Any behavioral treatment program for dogs must be based on the type of problem, your household’s needs and schedules, the immediacy of the situation, and the type and level of control that you require. A good behavioral history is important for determining the cause of the problem behavior, the motivation, and the reinforcing stimuli for the barking behavior.
Treatment plans need to meet some of the following conditions:
- Ensure that your dog is not being rewarded inadvertently. Some owners, in an attempt to calm their dogs, will actually encourage the barking by giving attention, play, food, or affection while the dog is barking.
- Ensure that your response is not aggravating the problem. For example, yelling at a dog that is barking because of anxiety or because it is protecting its territory (home and grounds) is only likely to increase the dog’s anxiety.
Limit Motivation for Dog Barking
Sometimes the home environment can be modified so that the dog is sheltered from the stimuli (sounds and sights) that cause barking. Exposure might be minimized by confining the dog to a crate (if the dog has been crate trained this will be easier to implement), or confined to a room away from highly trafficked areas like doors and windows. Windows might be covered so that the dog cannot see outside, and privacy fencing may be an option for dogs that are allowed time outdoors (such as in a yard).
Dogs that bark when left alone outdoors may need to be kept indoors except when the owner is able to supervise. Trigger sounds, such as doorbells or telephones, that have become a part of the dog’s ingrained reaction should be changed or altered so that they are not provoking a response.
Using Rewards for Dog Training
Until an effective reward based training program is begun, it is very unlikely that the dog will learn to quiet down on command. Begin by increasing exercise and play, along with crate and confinement training. Halter training and obedience classes may also need to be implemented before bark control training can begin, particularly if your dog is well past puppy age and has become a habitual barker.
Once you have sufficient control and the dog responds to obedience commands and handling, it should be relatively simple to train your dog to stop barking on command. Treatment plans include rewards and praise, distraction, halter and leash training, and in some cases, prescription drug treatment.
Regardless of the plan, rewards, usually in the form of a treat, should be given immediately after the barking stops, so that the dog begins to associate quiet behavior with rewards and praise. As the treat is being given, use the command word you have chosen for “quiet.” The command word may even be “quiet,” but mainly, keep the word simple and use it consistently. It is important for the dog to associate SILENCE with the command being used.
Over time, the plan should be shaped so that the dog is required to stay quiet for progressively longer times before the reward and praise are given. Your final goal is to train your dog to quiet down without receiving a treat, though you will always give praise. Getting to that point may take some time.

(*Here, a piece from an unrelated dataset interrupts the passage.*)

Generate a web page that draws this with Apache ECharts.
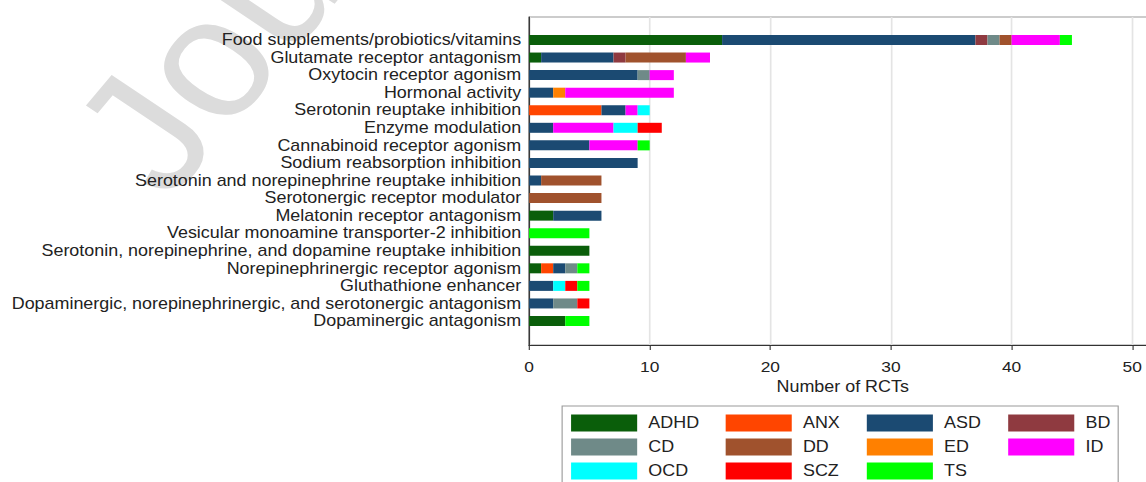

Breaking the Dog’s Motivation to Bark at Stimuli
Once you have sufficient control by using the quiet command and reward plan - the dog is consistently obeying the command – the next step is to begin a re-training program by placing the dog in the presence of the motivating stimuli (people, other dogs, sounds) that lead to barking.
These encounters should be controlled by you. Ask a friend to stand in for the people stimuli, a friend with a dog to stand in for dogs (close to the property, outside a window, etc.), a family member or friend to ring the doorbell/knock on the door.
Training with a head halter and leash can be effective for implementing this plan safely. The stimulus should first be presented to the dog from a distance (e.g., children riding bicycles on the street while the dog is kept on the porch), while the dog is being given a quiet or sit-stay command by you. Although the halter and leash is generally all that is required to control the dog and achieve the appropriate response, you can also use it in conjunction with distraction.
This plan uses a device such as an ultrasonic trainer or shake can (a can filled with coins or other noise making objects) to distract the dog, to take attention away from the stimuli, breaking the habitual response. Do this every time the dog focuses on the stimuli. As the dog responds less frequently to the stimuli, continue to repeat the sessions, with progressively more intense stimuli (e.g., bringing the stimuli closer to home). This type of training is effective, but progress can be slow and time consuming. Much patience and persistence must be given to this project.
Medical Treatment for Dog Barking
Dogs that are barking for other reasons, such as from fear, separation anxiety, or in association with compulsive disorders, will require medical treatment for the underlying problem. You will need to see a veterinarian, who may prescribe a dog safe anti-anxiety drug. A veterinarian who specializes in behavioral issues can help to get to the root of the problem and help you to develop a behavior modification plan that will at least mitigate the problem, if not resolve it.
Some people have used surgery to resolve their dogs’ barking. Surgical debarking is a drastic and often permanent method for eliminating barking. Varying degrees of vocalization may return as the surgical site heals and scars, however, devocalization does not address the underlying motivation for the barking and is unlikely to reduce the intensity or frequency of the barking itself. Devocalization is therefore not recommended, except in cases where the owners are confronted with the need to relinquish their dog if vocalization cannot be resolved. In these cases the risks and humane issues will need to be weighed against all other possible options.